[What to work on]
Reproduce the listing below exactly. Pictures do not belong in the copy.

[Raw data]

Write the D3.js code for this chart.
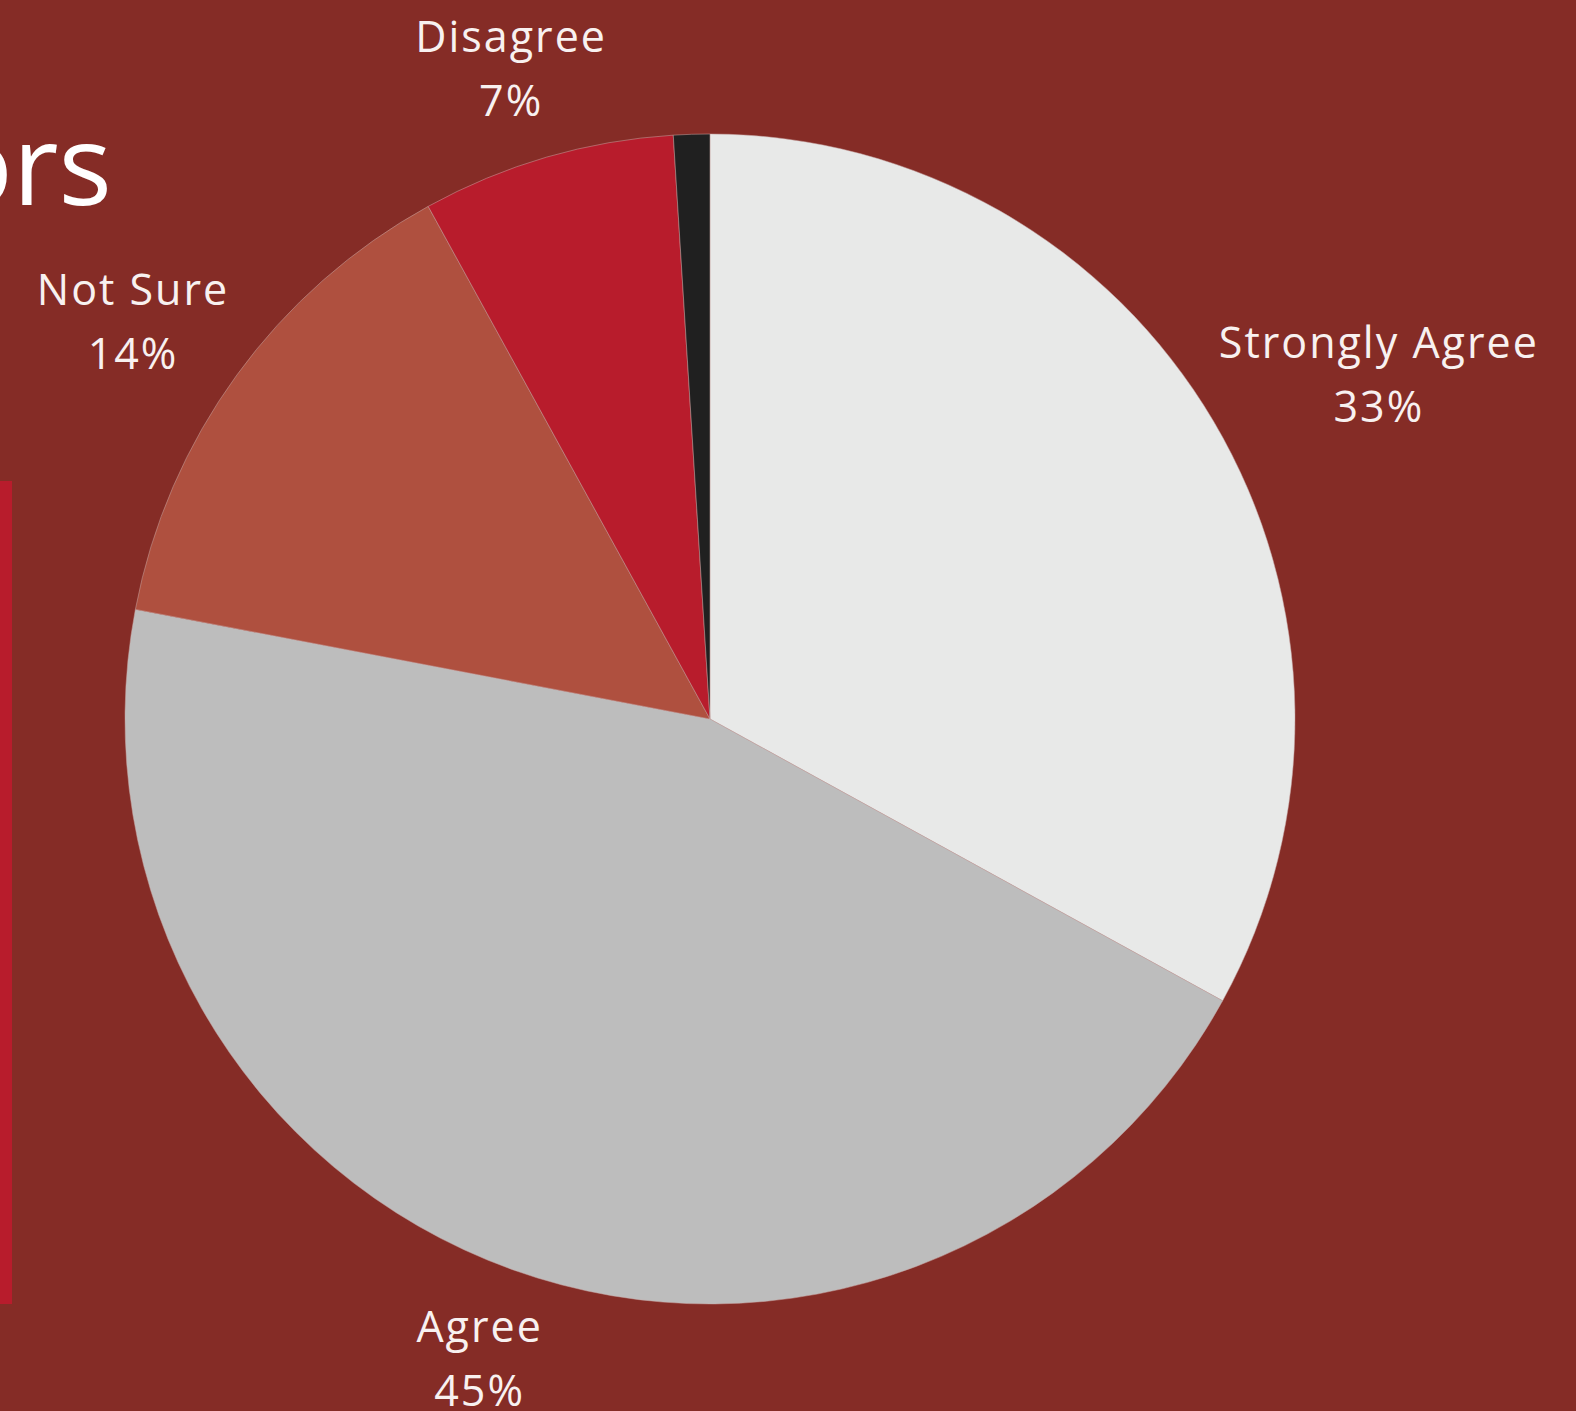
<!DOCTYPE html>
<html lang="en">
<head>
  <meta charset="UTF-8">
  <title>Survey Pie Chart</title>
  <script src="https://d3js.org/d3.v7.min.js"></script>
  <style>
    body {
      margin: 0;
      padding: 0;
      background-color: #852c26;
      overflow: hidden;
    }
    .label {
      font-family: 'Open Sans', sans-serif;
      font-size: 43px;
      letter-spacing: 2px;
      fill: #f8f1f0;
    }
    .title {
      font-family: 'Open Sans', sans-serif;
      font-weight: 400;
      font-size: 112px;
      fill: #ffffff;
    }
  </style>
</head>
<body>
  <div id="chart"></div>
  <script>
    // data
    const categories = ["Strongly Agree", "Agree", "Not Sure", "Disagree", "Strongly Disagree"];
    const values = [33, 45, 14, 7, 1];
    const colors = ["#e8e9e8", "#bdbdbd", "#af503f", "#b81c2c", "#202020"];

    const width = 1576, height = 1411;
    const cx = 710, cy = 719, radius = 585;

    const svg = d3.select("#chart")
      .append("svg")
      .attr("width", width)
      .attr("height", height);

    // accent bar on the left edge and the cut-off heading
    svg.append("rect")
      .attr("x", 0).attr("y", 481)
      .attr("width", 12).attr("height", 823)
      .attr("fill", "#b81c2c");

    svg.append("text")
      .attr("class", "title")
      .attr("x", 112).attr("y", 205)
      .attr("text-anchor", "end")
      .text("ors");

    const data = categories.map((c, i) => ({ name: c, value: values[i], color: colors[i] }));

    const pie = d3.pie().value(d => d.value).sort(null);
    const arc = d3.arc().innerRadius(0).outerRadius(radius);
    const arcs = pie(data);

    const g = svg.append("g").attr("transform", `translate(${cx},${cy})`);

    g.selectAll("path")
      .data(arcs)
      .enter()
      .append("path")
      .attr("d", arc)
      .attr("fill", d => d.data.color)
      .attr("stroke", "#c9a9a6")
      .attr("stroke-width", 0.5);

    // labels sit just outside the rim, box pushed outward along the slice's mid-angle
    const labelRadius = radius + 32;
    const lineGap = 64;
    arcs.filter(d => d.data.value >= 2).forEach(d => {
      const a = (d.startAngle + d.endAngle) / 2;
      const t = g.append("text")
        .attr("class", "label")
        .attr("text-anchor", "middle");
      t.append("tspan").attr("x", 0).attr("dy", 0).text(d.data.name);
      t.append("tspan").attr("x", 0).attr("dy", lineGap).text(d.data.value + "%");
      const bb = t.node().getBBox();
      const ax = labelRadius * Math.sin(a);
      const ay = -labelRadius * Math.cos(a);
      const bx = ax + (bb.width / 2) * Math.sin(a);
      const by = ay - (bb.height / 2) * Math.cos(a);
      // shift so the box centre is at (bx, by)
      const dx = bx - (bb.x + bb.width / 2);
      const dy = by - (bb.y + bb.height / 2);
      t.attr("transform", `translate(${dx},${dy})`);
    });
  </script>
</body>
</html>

[Task solution]
Write the D3.js code for this chart.
<!DOCTYPE html>
<html lang="en">
<head>
  <meta charset="UTF-8">
  <title>Survey Pie Chart</title>
  <script src="https://d3js.org/d3.v7.min.js"></script>
  <style>
    body {
      margin: 0;
      padding: 0;
      background-color: #852c26;
      overflow: hidden;
    }
    .label {
      font-family: 'Open Sans', sans-serif;
      font-size: 43px;
      letter-spacing: 2px;
      fill: #f8f1f0;
    }
    .title {
      font-family: 'Open Sans', sans-serif;
      font-weight: 400;
      font-size: 112px;
      fill: #ffffff;
    }
  </style>
</head>
<body>
  <div id="chart"></div>
  <script>
    // data
    const categories = ["Strongly Agree", "Agree", "Not Sure", "Disagree", "Strongly Disagree"];
    const values = [33, 45, 14, 7, 1];
    const colors = ["#e8e9e8", "#bdbdbd", "#af503f", "#b81c2c", "#202020"];

    const width = 1576, height = 1411;
    const cx = 710, cy = 719, radius = 585;

    const svg = d3.select("#chart")
      .append("svg")
      .attr("width", width)
      .attr("height", height);

    // accent bar on the left edge and the cut-off heading
    svg.append("rect")
      .attr("x", 0).attr("y", 481)
      .attr("width", 12).attr("height", 823)
      .attr("fill", "#b81c2c");

    svg.append("text")
      .attr("class", "title")
      .attr("x", 112).attr("y", 205)
      .attr("text-anchor", "end")
      .text("ors");

    const data = categories.map((c, i) => ({ name: c, value: values[i], color: colors[i] }));

    const pie = d3.pie().value(d => d.value).sort(null);
    const arc = d3.arc().innerRadius(0).outerRadius(radius);
    const arcs = pie(data);

    const g = svg.append("g").attr("transform", `translate(${cx},${cy})`);

    g.selectAll("path")
      .data(arcs)
      .enter()
      .append("path")
      .attr("d", arc)
      .attr("fill", d => d.data.color)
      .attr("stroke", "#c9a9a6")
      .attr("stroke-width", 0.5);

    // labels sit just outside the rim, box pushed outward along the slice's mid-angle
    const labelRadius = radius + 32;
    const lineGap = 64;
    arcs.filter(d => d.data.value >= 2).forEach(d => {
      const a = (d.startAngle + d.endAngle) / 2;
      const t = g.append("text")
        .attr("class", "label")
        .attr("text-anchor", "middle");
      t.append("tspan").attr("x", 0).attr("dy", 0).text(d.data.name);
      t.append("tspan").attr("x", 0).attr("dy", lineGap).text(d.data.value + "%");
      const bb = t.node().getBBox();
      const ax = labelRadius * Math.sin(a);
      const ay = -labelRadius * Math.cos(a);
      const bx = ax + (bb.width / 2) * Math.sin(a);
      const by = ay - (bb.height / 2) * Math.cos(a);
      // shift so the box centre is at (bx, by)
      const dx = bx - (bb.x + bb.width / 2);
      const dy = by - (bb.y + bb.height / 2);
      t.attr("transform", `translate(${dx},${dy})`);
    });
  </script>
</body>
</html>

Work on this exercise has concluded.